We left off last post where EPI and I were driving from Djúpavík to Ísafjörður, via Hólmavík.
We arrived in Ísafjörður pretty late, the drive being quite a distance – all that threading of fjords in and out, back and forth. The area we drove through is known as Djúpið – “the deep” – because it’s made up of the fjords bordering the long fjord known as Ísafjarðardjúp – literally “The ice fjord deep”. It’s very remote, there are only a handful of farms along the way, and no towns. Across the “Djúp” you can see the northernmost part of the West Fjords, including the Drangajökull glacier – all of it pretty snowy still.
On arriving in Ísafjörður we checked into our guest house and then headed out to have something to eat at Tjöruhúsið, arguably THE best restaurant in Iceland. [Really.] Amazingly, among the first people we ran into were a couple that had been with us on the tour in Djúpavík earlier in the day. Distances notwithstanding, it seems that the West Fjords are a pretty small place, after all. Or maybe all roads just lead to Tjöruhúsið.

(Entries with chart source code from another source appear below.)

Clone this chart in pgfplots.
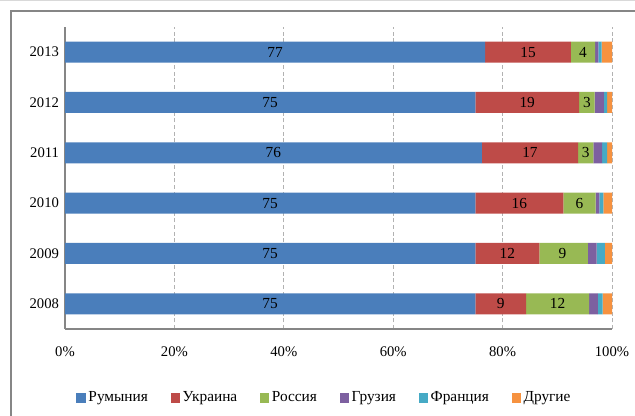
\documentclass[border=0pt]{standalone}
\usepackage{pgfplots}
\pgfplotsset{compat=1.18}
\usepackage{pgfplotstable}
\usepackage{fontspec}
\setmainfont{Liberation Serif}
\definecolor{cRom}{HTML}{4A7EBB}
\definecolor{cUkr}{HTML}{BE4B48}
\definecolor{cRus}{HTML}{98B954}
\definecolor{cGeo}{HTML}{7D60A0}
\definecolor{cFra}{HTML}{46AAC5}
\definecolor{cOth}{HTML}{F69240}
\definecolor{axgray}{HTML}{868686}
\pgfplotstableread{
y rom ukr rus geo fra oth
0 75.0 9.3 11.5 1.6 0.9 1.7
1 75.0 11.7 8.9 1.6 1.5 1.3
2 75.0 16.1 5.9 0.7 0.7 1.6
3 76.2 17.6 2.8 1.6 0.9 0.9
4 75.0 19.0 2.8 1.7 0.6 0.9
5 76.8 15.7 4.4 0.6 0.6 1.9
}\shares
\pgfplotstableread{
x y label
37.5 0 75
79.65 0 9
90.05 0 12
37.5 1 75
80.85 1 12
90.95 1 9
37.5 2 75
83.05 2 16
94.05 2 6
38.1 3 76
85.0 3 17
95.2 3 3
37.5 4 75
84.5 4 19
95.4 4 3
38.4 5 77
84.65 5 15
94.7 5 4
}\labels
\begin{document}
\begin{tikzpicture}[font=\fontsize{11pt}{13pt}\selectfont]
\path[use as bounding box] (0pt,0pt) rectangle (476.25pt,312pt);
\draw[axgray, line width=1pt] (8.25pt,0pt) -- (8.25pt,303.75pt) -- (476.25pt,303.75pt);
\draw[black!15, line width=0.6pt] (0pt,311.6pt) -- (476.25pt,311.6pt);
\begin{axis}[
  at={(48.75pt,65.25pt)}, anchor=south west,
  scale only axis, width=410.25pt, height=226.5pt,
  xbar stacked, bar width=15.75pt,
  xmin=0, xmax=100, ymin=-0.5, ymax=5.5,
  axis x line*=bottom, axis y line*=left,
  axis line style={axgray, line width=0.8pt},
  xtick={0,20,40,60,80,100},
  xticklabel={\pgfmathprintnumber{\tick}\%},
  xtick style={draw=none},
  xticklabel style={yshift=-10pt},
  xmajorgrids, grid style={black!30, densely dashed, line width=0.6pt},
  ytick={0,1,2,3,4,5},
  yticklabels={2008,2009,2010,2011,2012,2013},
  ytick style={draw=none},
  yticklabel style={xshift=-1pt},
  extra y ticks={-0.5,0.5,1.5,2.5,3.5,4.5,5.5},
  extra y tick labels={},
  extra y tick style={tick align=outside, major tick length=6pt, tick style={axgray, line width=0.8pt}, grid=none},
  /pgf/number format/assume math mode=true,
  legend style={at={(0.475,-0.228)}, anchor=center, draw=none, fill=none,
    legend columns=6, /tikz/every even column/.append style={column sep=15pt},
    font=\fontsize{11.5pt}{13pt}\selectfont},
  legend image code/.code={\fill[#1] (0pt,-3.5pt) rectangle (7pt,3.5pt);},
]
\addplot[fill=cRom, draw=none] table[x=rom, y=y] {\shares};
\addplot[fill=cUkr, draw=none] table[x=ukr, y=y] {\shares};
\addplot[fill=cRus, draw=none] table[x=rus, y=y] {\shares};
\addplot[fill=cGeo, draw=none] table[x=geo, y=y] {\shares};
\addplot[fill=cFra, draw=none] table[x=fra, y=y] {\shares};
\addplot[fill=cOth, draw=none] table[x=oth, y=y] {\shares};
\legend{Румыния, Украина, Россия, Грузия, Франция, Другие}
\end{axis}
\begin{axis}[
  at={(48.75pt,65.25pt)}, anchor=south west,
  scale only axis, width=410.25pt, height=226.5pt,
  xmin=0, xmax=100, ymin=-0.5, ymax=5.5,
  hide axis,
]
\addplot[only marks, mark=none, nodes near coords, point meta=explicit symbolic,
  every node near coord/.append style={anchor=center, font=\fontsize{11.5pt}{13pt}\selectfont}]
  table[x=x, y=y, meta=label] {\labels};
\end{axis}
\end{tikzpicture}
\end{document}
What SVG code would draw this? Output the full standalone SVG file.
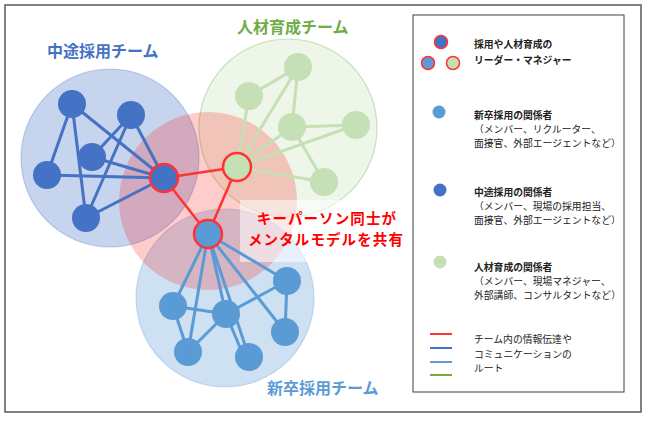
<svg xmlns="http://www.w3.org/2000/svg" width="648" height="421" viewBox="0 0 648 421">
<style>
text{font-family:"Noto Sans CJK JP","Noto Sans",sans-serif;}
.team{font-size:16px;font-weight:bold;}
.lg{font-size:9.8px;fill:#222;}
.b{font-weight:bold;}
.eb{stroke:#4472C4;stroke-width:3;}
.el{stroke:#5B9BD5;stroke-width:3;}
.eg{stroke:#C5E0B4;stroke-width:3;}
.er{stroke:#FF3333;stroke-width:2.5;}
.nb{fill:#4472C4;}
.nl{fill:#5B9BD5;}
.ng{fill:#C5E0B4;}
.lead{stroke:#FF3333;stroke-width:2.5;}
</style>
<rect x="0" y="0" width="648" height="421" fill="#fff"/>
<rect x="5" y="5" width="636" height="407" fill="#fff" stroke="#595959" stroke-width="1.5"/>

<!-- team areas -->
<g id="area-green"><circle cx="288" cy="128" r="89" fill="#C5E0B4" fill-opacity="0.3" stroke="#C5E0B4" stroke-width="1.2"/></g>
<g id="area-blue"><circle cx="110" cy="158" r="89" fill="#4472C4" fill-opacity="0.3" stroke="#4472C4" stroke-opacity="0.3" stroke-width="1.2"/></g>
<g id="area-lightblue"><circle cx="225" cy="298" r="89" fill="#5B9BD5" fill-opacity="0.3" stroke="#5B9BD5" stroke-opacity="0.3" stroke-width="1.2"/></g>
<g id="area-key"><circle cx="208" cy="201" r="89" fill="#FF0000" fill-opacity="0.2"/></g>
<rect x="240" y="200" width="160" height="62" fill="#fff" fill-opacity="0.55"/>

<!-- connectors -->
<g id="connectors" fill="none">
  <line class="eb" x1="72" y1="104" x2="47" y2="175"/>
  <line class="eb" x1="72" y1="104" x2="86" y2="218"/>
  <line class="eb" x1="72" y1="104" x2="164" y2="178"/>
  <line class="eb" x1="131" y1="115" x2="92" y2="157"/>
  <line class="eb" x1="131" y1="115" x2="86" y2="218"/>
  <line class="eb" x1="131" y1="115" x2="164" y2="178"/>
  <line class="eb" x1="92" y1="157" x2="164" y2="178"/>
  <line class="eb" x1="47" y1="175" x2="164" y2="178"/>
  <line class="eb" x1="86" y1="218" x2="164" y2="178"/>

  <line class="eg" x1="249" y1="96" x2="298" y2="67"/>
  <line class="eg" x1="298" y1="67" x2="292" y2="127"/>
  <line class="eg" x1="298" y1="67" x2="237" y2="167"/>
  <line class="eg" x1="249" y1="96" x2="237" y2="167"/>
  <line class="eg" x1="292" y1="127" x2="356" y2="125"/>
  <line class="eg" x1="292" y1="127" x2="324" y2="182"/>
  <line class="eg" x1="292" y1="127" x2="237" y2="167"/>
  <line class="eg" x1="356" y1="125" x2="237" y2="167"/>
  <line class="eg" x1="324" y1="182" x2="237" y2="167"/>

  <line class="el" x1="208" y1="234" x2="287" y2="281"/>
  <line class="el" x1="208" y1="234" x2="173" y2="306"/>
  <line class="el" x1="208" y1="234" x2="188" y2="352"/>
  <line class="el" x1="208" y1="234" x2="226" y2="314"/>
  <line class="el" x1="208" y1="234" x2="249" y2="357"/>
  <line class="el" x1="208" y1="234" x2="285" y2="332"/>
  <line class="el" x1="173" y1="306" x2="226" y2="314"/>
  <line class="el" x1="173" y1="306" x2="188" y2="352"/>
  <line class="el" x1="226" y1="314" x2="287" y2="281"/>
  <line class="el" x1="226" y1="314" x2="188" y2="352"/>
  <line class="el" x1="226" y1="314" x2="244" y2="357"/>
  <line class="el" x1="287" y1="281" x2="285" y2="332"/>

  <line class="er" x1="164" y1="178" x2="237" y2="167"/>
  <line class="er" x1="164" y1="178" x2="208" y2="234"/>
  <line class="er" x1="237" y1="167" x2="208" y2="234"/>
</g>

<!-- mid-career team nodes -->
<g id="mc-1"><circle class="nb" cx="72" cy="104" r="14"/></g>
<g id="mc-2"><circle class="nb" cx="131" cy="115" r="14"/></g>
<g id="mc-3"><circle class="nb" cx="92" cy="157" r="14"/></g>
<g id="mc-4"><circle class="nb" cx="47" cy="175" r="14"/></g>
<g id="mc-5"><circle class="nb" cx="86" cy="218" r="14"/></g>
<g id="mc-leader"><circle class="nb lead" cx="164" cy="178" r="14"/></g>

<!-- development team nodes -->
<g id="dev-1"><circle class="ng" cx="298" cy="67" r="14"/></g>
<g id="dev-2"><circle class="ng" cx="249" cy="96" r="14"/></g>
<g id="dev-3"><circle class="ng" cx="292" cy="127" r="14"/></g>
<g id="dev-4"><circle class="ng" cx="356" cy="125" r="14"/></g>
<g id="dev-5"><circle class="ng" cx="324" cy="182" r="14"/></g>
<g id="dev-leader"><circle class="ng lead" cx="237" cy="167" r="14"/></g>

<!-- new graduate team nodes -->
<g id="ng-leader"><circle class="nl lead" cx="208" cy="234" r="14"/></g>
<g id="ng-1"><circle class="nl" cx="287" cy="281" r="14"/></g>
<g id="ng-2"><circle class="nl" cx="173" cy="306" r="14"/></g>
<g id="ng-3"><circle class="nl" cx="226" cy="314" r="14"/></g>
<g id="ng-4"><circle class="nl" cx="285" cy="332" r="14"/></g>
<g id="ng-5"><circle class="nl" cx="188" cy="352" r="14"/></g>
<g id="ng-6"><circle class="nl" cx="249" cy="357" r="14"/></g>

<!-- labels -->
<g id="labels">
  <text class="team" x="47" y="57" fill="#4472C4">中途採用チーム</text>
  <text class="team" x="237" y="33" fill="#70AD47">人材育成チーム</text>
  <text class="team" x="267" y="394" fill="#5B9BD5">新卒採用チーム</text>
  <text text-anchor="middle" font-size="14.5" font-weight="bold" letter-spacing="1.1" fill="#FF0000"><tspan x="327" y="224">キーパーソン同士が</tspan><tspan x="326" y="245">メンタルモデルを共有</tspan></text>
</g>

<!-- legend -->
<g id="legend">
  <rect x="413" y="15" width="211" height="377" fill="#fff" stroke="#404040" stroke-width="1"/>
  <circle cx="441" cy="42" r="6.5" fill="#4472C4" stroke="#FF3333" stroke-width="1.5"/>
  <circle cx="428" cy="63" r="6.5" fill="#5B9BD5" stroke="#FF3333" stroke-width="1.5"/>
  <circle cx="453" cy="63" r="6.5" fill="#C5E0B4" stroke="#FF3333" stroke-width="1.5"/>
  <text class="lg b"><tspan x="474" y="48">採用や人材育成の</tspan><tspan x="474" y="64">リーダー・マネジャー</tspan></text>

  <circle cx="439" cy="112" r="6.5" fill="#5B9BD5"/>
  <text class="lg"><tspan class="b" x="474" y="119">新卒採用の関係者</tspan><tspan x="474" y="133">（メンバー、リクルーター、</tspan><tspan x="474" y="147">面接官、外部エージェントなど）</tspan></text>

  <circle cx="440" cy="190" r="6.5" fill="#4472C4"/>
  <text class="lg"><tspan class="b" x="474" y="196">中途採用の関係者</tspan><tspan x="474" y="210">（メンバー、現場の採用担当、</tspan><tspan x="474" y="224">面接官、外部エージェントなど）</tspan></text>

  <circle cx="440" cy="262" r="6.5" fill="#C5E0B4"/>
  <text class="lg"><tspan class="b" x="474" y="271">人材育成の関係者</tspan><tspan x="474" y="285">（メンバー、現場マネジャー、</tspan><tspan x="474" y="299">外部講師、コンサルタントなど）</tspan></text>

  <line x1="430" y1="334" x2="452" y2="334" stroke="#FF3333" stroke-width="2"/>
  <line x1="430" y1="348" x2="452" y2="348" stroke="#4472C4" stroke-width="2"/>
  <line x1="430" y1="362" x2="452" y2="362" stroke="#5B9BD5" stroke-width="2"/>
  <line x1="430" y1="375" x2="452" y2="375" stroke="#70AD47" stroke-width="2"/>
  <text class="lg"><tspan x="474" y="343">チーム内の情報伝達や</tspan><tspan x="474" y="358">コミュニケーションの</tspan><tspan x="474" y="372">ルート</tspan></text>
</g>
</svg>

The following morning we got up early-ish and went for a run before dropping off some books at the local Eymundsson outlet. It was actually closed on Sundays, but I had spoken to the manager before leaving Reykjavík and in true laid-back West Fjords fashion he had told me to just give him a call when we rolled into town and he’d come down and get the books from me. Which is exactly what happened.
I love it when people don’t complicate things.
Before we left Ísafjörður, our hostess, Áslaug, gave us a tour of the place that she and her husband have painstakingly restored to its former glory and now rent out as tourist accommodation. [We stayed in her guest house next door.] It is one of the oldest houses in Iceland, dating back to 1788, and is known as Faktorshús. It was a stunning place, beautifully refurbished. This is what it looks like from the outside:
And the inside:
The piece de resistance, the apartment upstairs that harks back a couple of centuries, but with all the modern conveniences (kitchen, full bath, TV and DVD, etc.). Seriously, this place was AMAZING. So much history, so much soul, and doesn’t that bed look delicious?
TO SUM UP
Where we stayed: Gisting Áslaugar, right off the main street in Ísafjörður. Simple and comfortable, no ensuite bath but wash basin in room. Cooking and laundry facilities, and everything very clean and tidy. This, of course, is not the accommodation referred to above.
What we ate: The seafood buffet at Tjöruhúsið, which is truly one of the best places to eat in all of Iceland. Located in an ancient building reminiscent of a log cabin [actually part of a collection of buildings that are the oldest buildings in Iceland] it is completely unpretentious (read: no need for dressing up), with people seated at communal log tables. The only thing on the menu in the evenings is an all-you-can-eat fish buffet, and believe me, it is fabulous. If you go to Ísafjörður, Tjöruhúsið is the place to go to eat.
Do not miss: The folk museum next to Tjöruhúsið, which has fascinating artefacts and memorabilia testifying to the incredible resilience of the Icelanders in the old days, as they struggled to survive on the edge of the inhabitable world. It is completely captivating.